[ExI] Does anybody still think a US dictatorship is impossible?

John Clark johnkclark at gmail.com
Tue Jun 2 12:16:59 UTC 2020


On Tue, Jun 2, 2020 at 4:42 AM Rafal Smigrodzki via extropy-chat <
extropy-chat at lists.extropy.org> wrote:

>> Freedom of the press was nice while it lasted.
>
> Trump's executive order target's social media companies
>> <https://www.cnn.com/2020/05/28/politics/trump-twitter-social-media-executive-order/index.html>
>>
>
> > *### Seen from outside of the bubble you live in,*
>

You mean in the world of MAGA Hatters, Alex Jones, and Neo-Nazis?


> * > the real story is the 180-degree opposite  -  our freedom of speech is
> increasingly eliminated by oligarchic and monopolistic owners of internet
> platforms and Trump is here to feebly protest this enemy takeover. *
>

Enemy takeover?!  I'm a libertarian (small l), perhaps you've heard of it,
so I believe in the Free Market, especially for ideas, thus I have no
animosity against people who got rich off if it although I think they
sometimes act unwisely and against their own best interests. I also don't
think monopolistic online platforms are inherently evil but are a result of
the nature of the Internet and of networks in general; but if you disagree
and don't like them then why do you want the ultimate monopoly, why do you
want just one giant one in charge of everything and controlled by BIg
Brother?

And if internet providers were held to the same idiotic liability laws as
newspapers and had to have their lawyers give their OK for every Email or
text message or personal web page as Trump wants then how on earth could we
still have them? We couldn't, banning those things is the entire point and
is the clearest sign yet of impending dictatorship. The next step would be
for Trump to order American army troops into the streets of American cities
despite the wishes of those involved, like the Governors and Mayors and
even the local civilian police.


> *> The problem with networks is that their value is created by their
> ubiquity and in network-dependent industries meaningful competition is
> eliminated if the network is large enough and controlled by a single
> entity. Youtube, Google, Twitter, Amazon are all network companies, they
> are all controlled by a very small group of decision-makers,*
>

And you believe the solution to that is for networks to be controlled by an
even smaller group, the US government, and you think the perfect man to
control the government is Donald J Trump who is currently averaging 23.8
public lies a day, that's one public lie every 40 waking minutes. You think
that's the best way for the American people to get the real truth. I
disagree, I don't think government should get into the truth determining
business, especially not a government led by a congenital liar.

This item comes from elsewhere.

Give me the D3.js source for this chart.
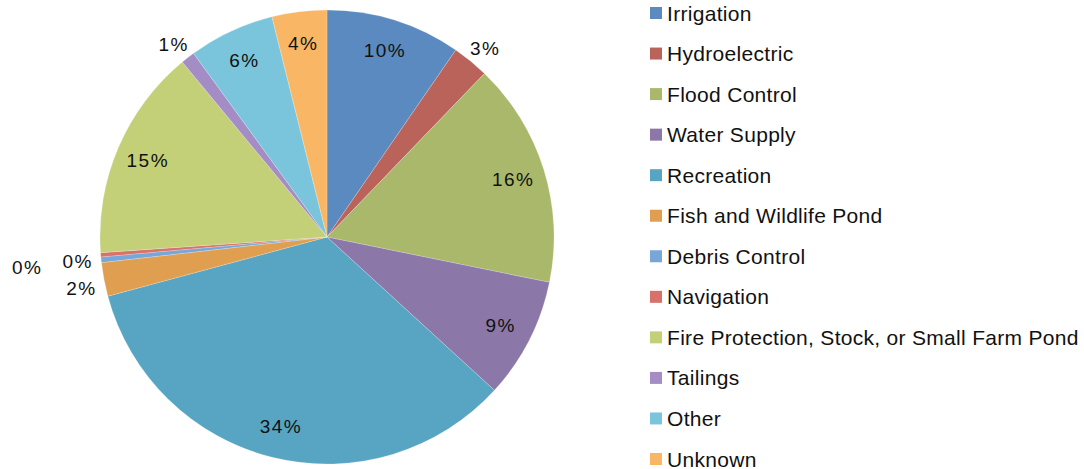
<!DOCTYPE html>
<html>
<head>
<meta charset="utf-8">
<script src="https://cdn.jsdelivr.net/npm/d3@7"></script>
<style>
  body { margin: 0; background: #fff; }
  text { font-family: "Liberation Sans", Arial, sans-serif; fill: #111; }
</style>
</head>
<body>
<script>
/* Data */
var categories = ["Irrigation", "Hydroelectric", "Flood Control", "Water Supply", "Recreation",
  "Fish and Wildlife Pond", "Debris Control", "Navigation",
  "Fire Protection, Stock, or Small Farm Pond", "Tailings", "Other", "Unknown"];
var shares = [9.6, 2.6, 16.0, 8.6, 34.0, 2.4, 0.4, 0.3, 15.1, 1.0, 6.1, 3.9];
var colors = ["#5a8abf", "#b9635b", "#a9b86b", "#8c78a8", "#57a5c2", "#e09f50",
  "#77a7d8", "#d9716b", "#c3d078", "#a48cc4", "#7ac5db", "#f9b766"];

var data = categories.map(function(c, i) {
  return {name: c, value: shares[i], color: colors[i]};
});

/* CREATE CHART */
var width = 1084, height = 469;
var cx = 327, cy = 237, radius = 227;

var svg = d3.select("body").append("svg")
    .attr("width", width)
    .attr("height", height);

var pie = d3.pie()
    .sort(null)
    .value(function(d) { return d.value; });

var arc = d3.arc().innerRadius(0).outerRadius(radius);
var arcs = pie(data);

var g = svg.append("g").attr("transform", "translate(" + cx + "," + cy + ")");

g.selectAll("path")
    .data(arcs)
    .enter()
    .append("path")
    .attr("d", arc)
    .attr("fill", function(d) { return d.data.color; })
    .attr("stroke", "#fff")
    .attr("stroke-opacity", 0.4)
    .attr("stroke-width", 0.5);

// labels: inside for bigger slices, outside for small ones
var inArc = d3.arc().innerRadius(195).outerRadius(195);
var outArc = d3.arc().innerRadius(250).outerRadius(250);
var fmt = function(v) { return Math.round(v) + "%"; };

var lastOut = null, lastLabel = null;
arcs.forEach(function(d) {
  var inside = d.data.value >= 3;
  var p = inside ? inArc.centroid(d) : outArc.centroid(d);
  if (!inside) p = [p[0], p[1] + 5];
  var label = g.append("text")
    .attr("x", p[0])
    .attr("y", p[1])
    .attr("dy", "0.35em")
    .attr("text-anchor", "middle")
    .style("font-size", "19px")
    .style("letter-spacing", "1.5px")
    .text(fmt(d.data.value));
  if (!inside) {
    if (lastOut && Math.abs(p[1] - lastOut[1]) < 16) {
      // overlapping outside labels: push the earlier one further out
      lastLabel.attr("x", lastOut[0] - 51);
    }
    lastOut = p;
    lastLabel = label;
  }
});

/* Legend */
var legend = svg.append("g");
var rowY = d3.scalePoint().domain(categories).range([13, 459]);

var item = legend.selectAll(".item")
    .data(data)
    .enter()
    .append("g")
    .attr("class", "item")
    .attr("transform", function(d) { return "translate(650," + rowY(d.name) + ")"; });

item.append("rect")
    .attr("x", 0)
    .attr("y", -6)
    .attr("width", 12)
    .attr("height", 12)
    .attr("fill", function(d) { return d.color; });

item.append("text")
    .attr("x", 17)
    .attr("y", 0)
    .attr("dy", "0.36em")
    .style("font-size", "21px")
    .style("letter-spacing", "0.3px")
    .text(function(d) { return d.name; });
</script>
</body>
</html>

> *> and they have an enormous ability to control information, the lifeblood
> of our society, for their own goals and often against our, normal
> citizens', interests.*
>

And all this started not because Twitter deleted a Trump tweet but because
the Twitter company dared to add a link to it where somebody could fact
check it after Trump told a lie that was particularly egregious even by his
own very very low standards for honesty.

Rafal, are we on the same page here, are we even talking the same language?
Do you consider 1984 to be a dystopian or a utopian novel?